### Records
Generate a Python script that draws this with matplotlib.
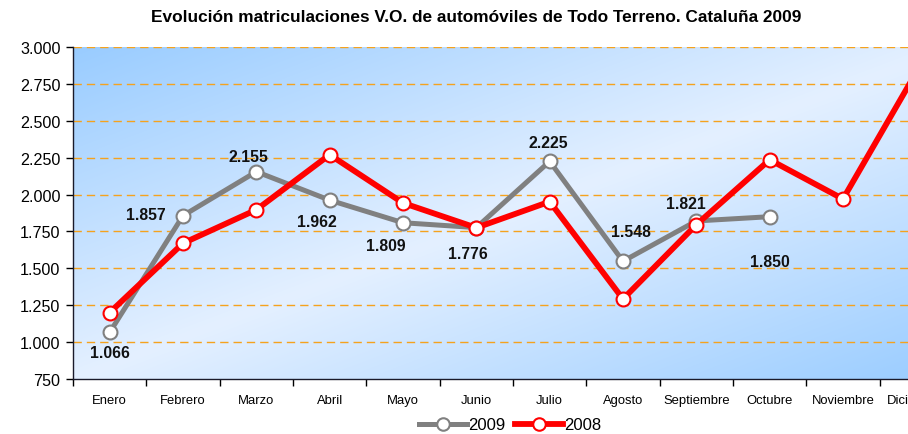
import matplotlib
matplotlib.use('Agg')
import matplotlib.pyplot as plt
import numpy as np
from matplotlib.ticker import FuncFormatter
from matplotlib.lines import Line2D

months = ['Enero', 'Febrero', 'Marzo', 'Abril', 'Mayo', 'Junio', 'Julio',
          'Agosto', 'Septiembre', 'Octubre', 'Noviembre', 'Diciembre']
v2009 = [1066, 1857, 2155, 1962, 1809, 1776, 2225, 1548, 1821, 1850]
v2008 = [1200, 1670, 1897, 2270, 1943, 1775, 1952, 1292, 1796, 2236, 1970, 2830]
series_names = ['2009', '2008']
title = 'Evolución matriculaciones V.O. de automóviles de Todo Terreno. Cataluña 2009'
yticks = [750, 1000, 1250, 1500, 1750, 2000, 2250, 2500, 2750, 3000]

# label offsets (pixels) for the 2009 data labels
label_offsets = [(0, -20), (-37, 1), (-8, 15), (-13, -21), (-17, -23),
                 (-8, -26), (-1, 19), (8, 30), (-10, 17), (0, -45)]


def thousands(v, p=None):
    return f'{int(round(v)):,}'.replace(',', '.')


plt.rcParams['font.family'] = ['Liberation Sans', 'DejaVu Sans']

fig = plt.figure(figsize=(9.08, 4.35), dpi=100)
ax = fig.add_axes([73 / 908, 55 / 435, 880 / 908, 332 / 435])

# diagonal gradient background
n = 300
xx, yy = np.meshgrid(np.linspace(0, 1, n), np.linspace(1, 0, n))
u = (xx + (1 - yy)) / 2
t = np.abs(u - 0.5) * 2
dark = np.array([153, 204, 255]) / 255
light = np.array([228, 240, 255]) / 255
img = light + (dark - light) * t[..., None]
ax.imshow(img, extent=[0, 1, 0, 1], transform=ax.transAxes, aspect='auto',
          zorder=0, interpolation='bilinear')

for y in yticks[1:]:
    ax.axhline(y, color='#F5A21E', lw=1.0, ls=(0, (6, 3.6)), zorder=1)

x09 = np.arange(len(v2009))
x08 = np.arange(len(v2008))
ax.plot(x09, v2009, color='#808080', lw=3.6, marker='o', ms=10,
        mfc='white', mec='#808080', mew=1.5, zorder=3, solid_joinstyle='round')
ax.plot(x08, v2008, color='#FF0000', lw=4.2, marker='o', ms=10,
        mfc='white', mec='#FF0000', mew=1.5, zorder=4, solid_joinstyle='round')

for xi, v, off in zip(x09, v2009, label_offsets):
    ax.annotate(thousands(v), (xi, v), xytext=off, textcoords='offset pixels',
                ha='center', va='center', fontsize=11.3, fontweight='bold',
                color='#111111', zorder=5)

ax.set_xlim(-0.5, 11.5)
ax.set_ylim(750, 3000)
ax.set_yticks(yticks)
ax.yaxis.set_major_formatter(FuncFormatter(thousands))
ax.tick_params(axis='y', direction='out', length=5, width=1, labelsize=11.6, pad=4)
ax.set_xticks(np.arange(12))
ax.set_xticklabels(months)
ax.set_xticks(np.arange(-0.5, 12, 1), minor=True)
ax.tick_params(axis='x', which='major', length=0, labelsize=9.4, pad=11)
ax.tick_params(axis='x', which='minor', direction='out', length=5, width=1)

for s in ['top', 'right']:
    ax.spines[s].set_visible(False)
for s in ['left', 'bottom']:
    ax.spines[s].set_color('#1a1a2a')
    ax.spines[s].set_linewidth(1.0)

fig.text(476 / 908, 1 - 18 / 435, title, ha='center', va='center',
         fontweight='bold', fontsize=12.4)

handles = [
    Line2D([], [], color='#808080', lw=3.6, marker='o', ms=9, mfc='white',
           mec='#808080', mew=1.5),
    Line2D([], [], color='#FF0000', lw=4.2, marker='o', ms=9, mfc='white',
           mec='#FF0000', mew=1.5),
]
fig.legend(handles, series_names, loc='center', bbox_to_anchor=(510 / 908, 1 - 426 / 435),
           ncol=2, frameon=False, fontsize=12, handlelength=2.9,
           handletextpad=0.05, columnspacing=0.6, borderpad=0)

fig.savefig('out.png', dpi=100)
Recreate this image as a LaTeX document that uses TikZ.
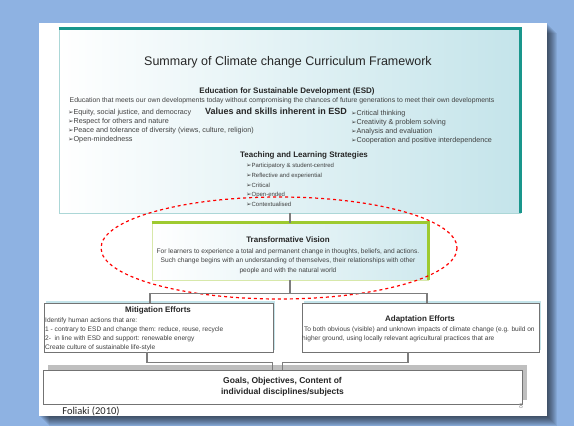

### Requirements
Transcribe the preceding listing in its entirety and with exact wording, leaving out pictures.

### Complete output
Generate a Python script that draws this with matplotlib.
import matplotlib
matplotlib.use('Agg')
import matplotlib.pyplot as plt
import numpy as np
from matplotlib.ticker import FuncFormatter
from matplotlib.lines import Line2D

months = ['Enero', 'Febrero', 'Marzo', 'Abril', 'Mayo', 'Junio', 'Julio',
          'Agosto', 'Septiembre', 'Octubre', 'Noviembre', 'Diciembre']
v2009 = [1066, 1857, 2155, 1962, 1809, 1776, 2225, 1548, 1821, 1850]
v2008 = [1200, 1670, 1897, 2270, 1943, 1775, 1952, 1292, 1796, 2236, 1970, 2830]
series_names = ['2009', '2008']
title = 'Evolución matriculaciones V.O. de automóviles de Todo Terreno. Cataluña 2009'
yticks = [750, 1000, 1250, 1500, 1750, 2000, 2250, 2500, 2750, 3000]

# label offsets (pixels) for the 2009 data labels
label_offsets = [(0, -20), (-37, 1), (-8, 15), (-13, -21), (-17, -23),
                 (-8, -26), (-1, 19), (8, 30), (-10, 17), (0, -45)]


def thousands(v, p=None):
    return f'{int(round(v)):,}'.replace(',', '.')


plt.rcParams['font.family'] = ['Liberation Sans', 'DejaVu Sans']

fig = plt.figure(figsize=(9.08, 4.35), dpi=100)
ax = fig.add_axes([73 / 908, 55 / 435, 880 / 908, 332 / 435])

# diagonal gradient background
n = 300
xx, yy = np.meshgrid(np.linspace(0, 1, n), np.linspace(1, 0, n))
u = (xx + (1 - yy)) / 2
t = np.abs(u - 0.5) * 2
dark = np.array([153, 204, 255]) / 255
light = np.array([228, 240, 255]) / 255
img = light + (dark - light) * t[..., None]
ax.imshow(img, extent=[0, 1, 0, 1], transform=ax.transAxes, aspect='auto',
          zorder=0, interpolation='bilinear')

for y in yticks[1:]:
    ax.axhline(y, color='#F5A21E', lw=1.0, ls=(0, (6, 3.6)), zorder=1)

x09 = np.arange(len(v2009))
x08 = np.arange(len(v2008))
ax.plot(x09, v2009, color='#808080', lw=3.6, marker='o', ms=10,
        mfc='white', mec='#808080', mew=1.5, zorder=3, solid_joinstyle='round')
ax.plot(x08, v2008, color='#FF0000', lw=4.2, marker='o', ms=10,
        mfc='white', mec='#FF0000', mew=1.5, zorder=4, solid_joinstyle='round')

for xi, v, off in zip(x09, v2009, label_offsets):
    ax.annotate(thousands(v), (xi, v), xytext=off, textcoords='offset pixels',
                ha='center', va='center', fontsize=11.3, fontweight='bold',
                color='#111111', zorder=5)

ax.set_xlim(-0.5, 11.5)
ax.set_ylim(750, 3000)
ax.set_yticks(yticks)
ax.yaxis.set_major_formatter(FuncFormatter(thousands))
ax.tick_params(axis='y', direction='out', length=5, width=1, labelsize=11.6, pad=4)
ax.set_xticks(np.arange(12))
ax.set_xticklabels(months)
ax.set_xticks(np.arange(-0.5, 12, 1), minor=True)
ax.tick_params(axis='x', which='major', length=0, labelsize=9.4, pad=11)
ax.tick_params(axis='x', which='minor', direction='out', length=5, width=1)

for s in ['top', 'right']:
    ax.spines[s].set_visible(False)
for s in ['left', 'bottom']:
    ax.spines[s].set_color('#1a1a2a')
    ax.spines[s].set_linewidth(1.0)

fig.text(476 / 908, 1 - 18 / 435, title, ha='center', va='center',
         fontweight='bold', fontsize=12.4)

handles = [
    Line2D([], [], color='#808080', lw=3.6, marker='o', ms=9, mfc='white',
           mec='#808080', mew=1.5),
    Line2D([], [], color='#FF0000', lw=4.2, marker='o', ms=9, mfc='white',
           mec='#FF0000', mew=1.5),
]
fig.legend(handles, series_names, loc='center', bbox_to_anchor=(510 / 908, 1 - 426 / 435),
           ncol=2, frameon=False, fontsize=12, handlelength=2.9,
           handletextpad=0.05, columnspacing=0.6, borderpad=0)

fig.savefig('out.png', dpi=100)
Recreate this image as a LaTeX document that uses TikZ.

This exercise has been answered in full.